Collected material
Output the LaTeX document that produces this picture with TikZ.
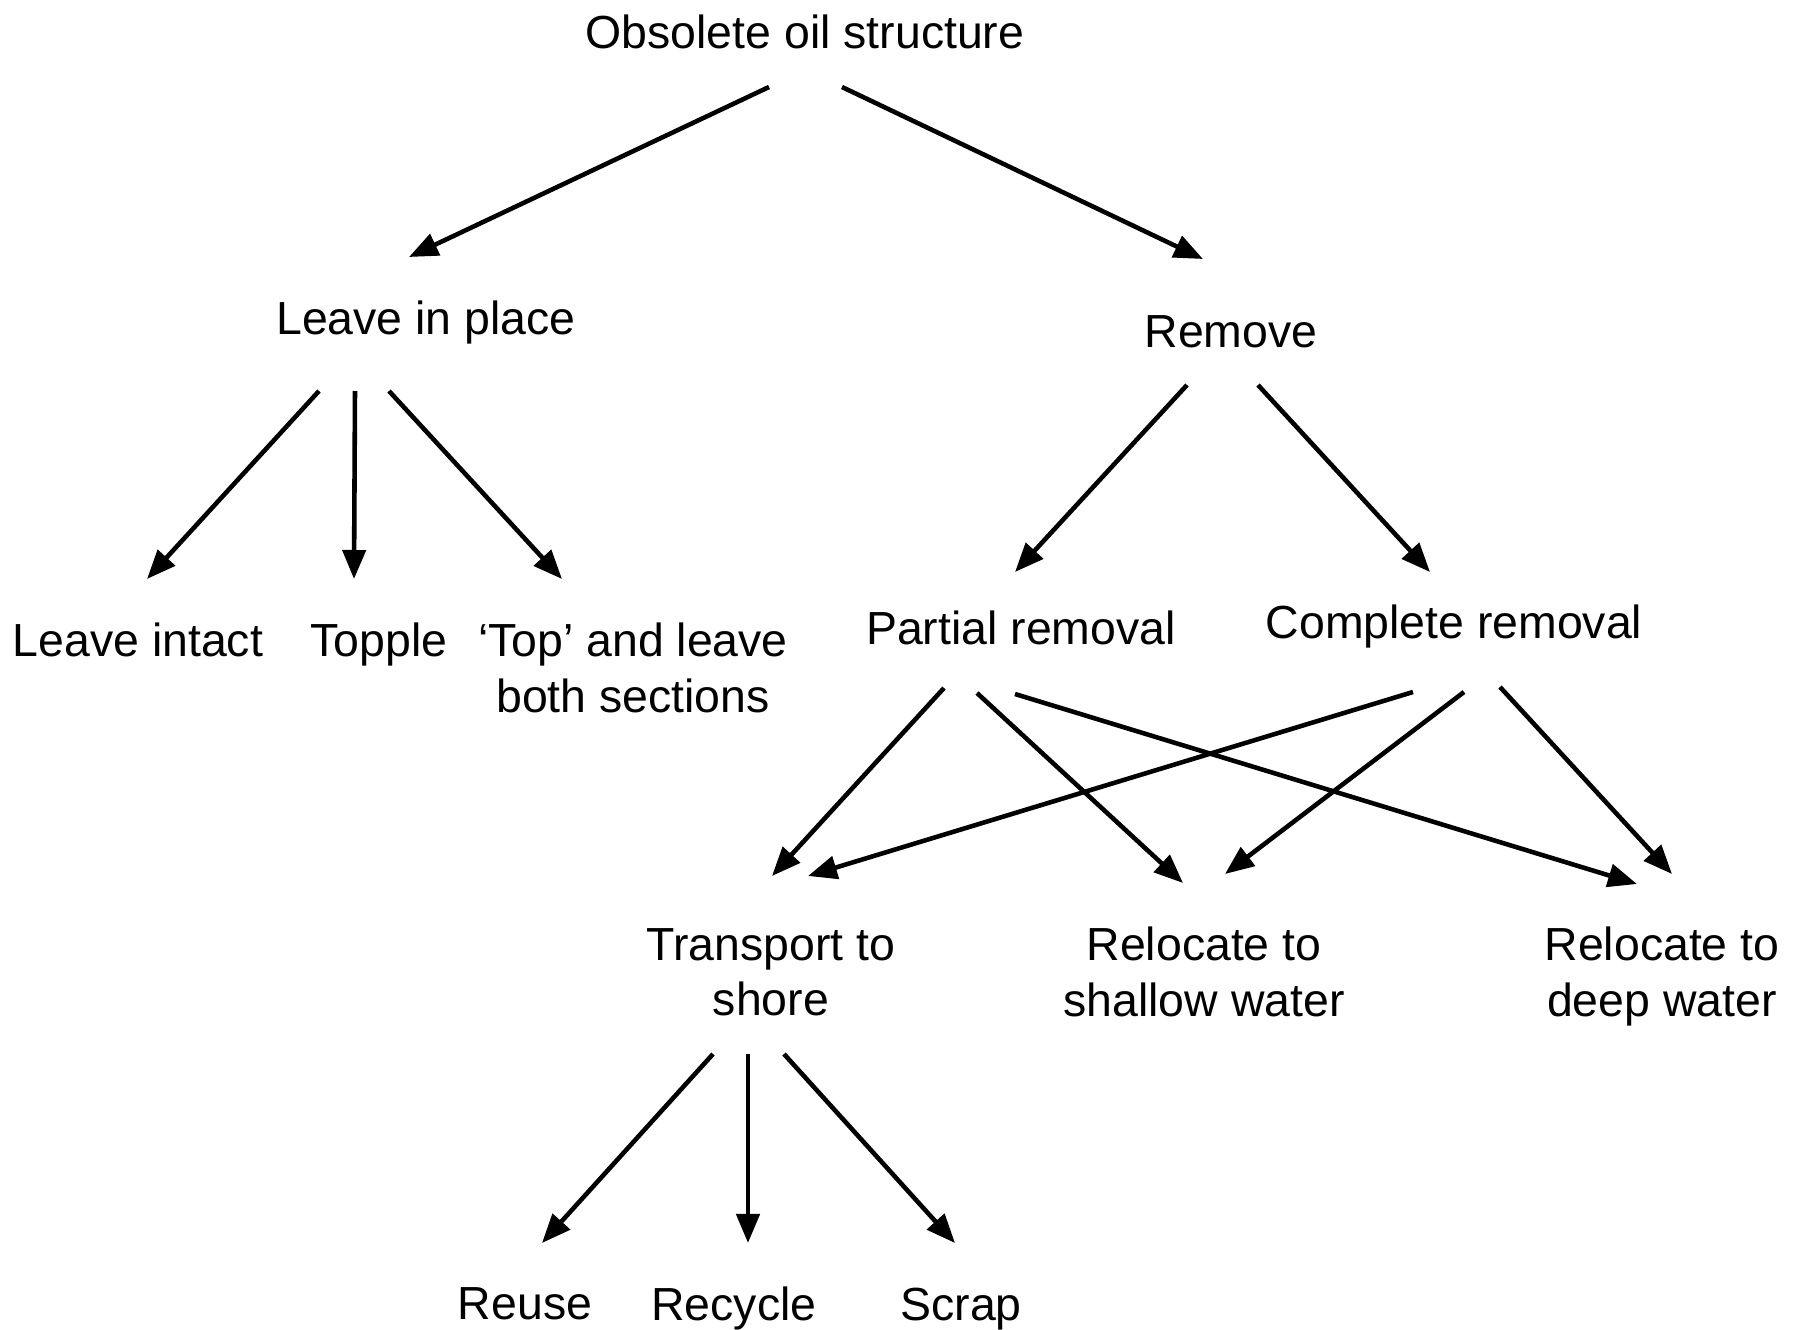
\documentclass[tikz,border=0pt]{standalone}
\usepackage{fontspec}
\setmainfont{Liberation Sans}
\usepackage{tikz}
\usetikzlibrary{calc,arrows.meta}

\begin{document}
\begin{tikzpicture}[x=0.01cm, y=-0.01cm,
    lbl/.style={inner sep=0pt, text depth=0pt, align=center, font=\fontsize{13.2}{15.9}\selectfont},
    arr/.style={-{Triangle[length=0.29cm, width=0.23cm]}, line width=1.3pt}]
    \useasboundingbox (0,0) rectangle (1805,1330);

    % Top level
    \node[lbl] (obs) at (805, 32) {Obsolete oil structure};
    \node[lbl] (leave) at (426, 318) {Leave in place};
    \node[lbl] (remove) at (1231, 332) {Remove};

    % Leave in place options
    \node[lbl] (intact) at (138, 640) {Leave intact};
    \node[lbl] (topple) at (379, 640) {Topple};
    \node[lbl] (topleave) at (633, 668) {`Top' and leave\\both sections};

    % Remove options
    \node[lbl] (partial) at (1021, 628) {Partial removal};
    \node[lbl] (complete) at (1454, 622) {Complete removal};

    \node[lbl] (shore) at (771, 972) {Transport to\\shore};
    \node[lbl] (shallow) at (1204, 972) {Relocate to\\shallow water};
    \node[lbl] (deep) at (1662, 972) {Relocate to\\deep water};

    % Onshore
    \node[lbl] (reuse) at (525, 1304) {Reuse};
    \node[lbl] (recycle) at (734, 1304) {Recycle};
    \node[lbl] (scrap) at (961, 1304) {Scrap};

    % Arrows
    \draw[arr] ($(obs)+(-36,55)$) -- ($(leave)+(-17,-61)$);
    \draw[arr] ($(obs)+(37,55)$) -- ($(remove)+(-28,-73)$);

    \draw[arr] ($(leave)+(-107,73)$) -- ($(intact)+(9,-61)$);
    \draw[arr] ($(leave)+(-71,73)$) -- ($(topple)+(-25,-61)$);
    \draw[arr] ($(leave)+(-37,73)$) -- ($(topleave)+(-71,-89)$);

    \draw[arr] ($(remove)+(-44,53)$) -- ($(partial)+(-6,-56)$);
    \draw[arr] ($(remove)+(27,53)$) -- ($(complete)+(-24,-50)$);

    \draw[arr] ($(partial)+(-77,60)$) -- ($(shore)+(1,-96)$);
    \draw[arr] ($(partial)+(-44,65)$) -- ($(shallow)+(-21,-89)$);
    \draw[arr] ($(partial)+(-6,66)$) -- ($(deep)+(-25,-88)$);

    \draw[arr] ($(complete)+(-41,70)$) -- ($(shore)+(37,-96)$);
    \draw[arr] ($(complete)+(10,70)$) -- ($(shallow)+(21,-98)$);
    \draw[arr] ($(complete)+(46,65)$) -- ($(deep)+(10,-98)$);

    \draw[arr] ($(shore)+(-58,82)$) -- ($(reuse)+(17,-61)$);
    \draw[arr] ($(shore)+(-23,82)$) -- ($(recycle)+(14,-61)$);
    \draw[arr] ($(shore)+(13,82)$) -- ($(scrap)+(-6,-61)$);
\end{tikzpicture}
\end{document}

Your goal
Omitting all images, print the listing exactly.

Reply
Output the LaTeX document that produces this picture with TikZ.
\documentclass[tikz,border=0pt]{standalone}
\usepackage{fontspec}
\setmainfont{Liberation Sans}
\usepackage{tikz}
\usetikzlibrary{calc,arrows.meta}

\begin{document}
\begin{tikzpicture}[x=0.01cm, y=-0.01cm,
    lbl/.style={inner sep=0pt, text depth=0pt, align=center, font=\fontsize{13.2}{15.9}\selectfont},
    arr/.style={-{Triangle[length=0.29cm, width=0.23cm]}, line width=1.3pt}]
    \useasboundingbox (0,0) rectangle (1805,1330);

    % Top level
    \node[lbl] (obs) at (805, 32) {Obsolete oil structure};
    \node[lbl] (leave) at (426, 318) {Leave in place};
    \node[lbl] (remove) at (1231, 332) {Remove};

    % Leave in place options
    \node[lbl] (intact) at (138, 640) {Leave intact};
    \node[lbl] (topple) at (379, 640) {Topple};
    \node[lbl] (topleave) at (633, 668) {`Top' and leave\\both sections};

    % Remove options
    \node[lbl] (partial) at (1021, 628) {Partial removal};
    \node[lbl] (complete) at (1454, 622) {Complete removal};

    \node[lbl] (shore) at (771, 972) {Transport to\\shore};
    \node[lbl] (shallow) at (1204, 972) {Relocate to\\shallow water};
    \node[lbl] (deep) at (1662, 972) {Relocate to\\deep water};

    % Onshore
    \node[lbl] (reuse) at (525, 1304) {Reuse};
    \node[lbl] (recycle) at (734, 1304) {Recycle};
    \node[lbl] (scrap) at (961, 1304) {Scrap};

    % Arrows
    \draw[arr] ($(obs)+(-36,55)$) -- ($(leave)+(-17,-61)$);
    \draw[arr] ($(obs)+(37,55)$) -- ($(remove)+(-28,-73)$);

    \draw[arr] ($(leave)+(-107,73)$) -- ($(intact)+(9,-61)$);
    \draw[arr] ($(leave)+(-71,73)$) -- ($(topple)+(-25,-61)$);
    \draw[arr] ($(leave)+(-37,73)$) -- ($(topleave)+(-71,-89)$);

    \draw[arr] ($(remove)+(-44,53)$) -- ($(partial)+(-6,-56)$);
    \draw[arr] ($(remove)+(27,53)$) -- ($(complete)+(-24,-50)$);

    \draw[arr] ($(partial)+(-77,60)$) -- ($(shore)+(1,-96)$);
    \draw[arr] ($(partial)+(-44,65)$) -- ($(shallow)+(-21,-89)$);
    \draw[arr] ($(partial)+(-6,66)$) -- ($(deep)+(-25,-88)$);

    \draw[arr] ($(complete)+(-41,70)$) -- ($(shore)+(37,-96)$);
    \draw[arr] ($(complete)+(10,70)$) -- ($(shallow)+(21,-98)$);
    \draw[arr] ($(complete)+(46,65)$) -- ($(deep)+(10,-98)$);

    \draw[arr] ($(shore)+(-58,82)$) -- ($(reuse)+(17,-61)$);
    \draw[arr] ($(shore)+(-23,82)$) -- ($(recycle)+(14,-61)$);
    \draw[arr] ($(shore)+(13,82)$) -- ($(scrap)+(-6,-61)$);
\end{tikzpicture}
\end{document}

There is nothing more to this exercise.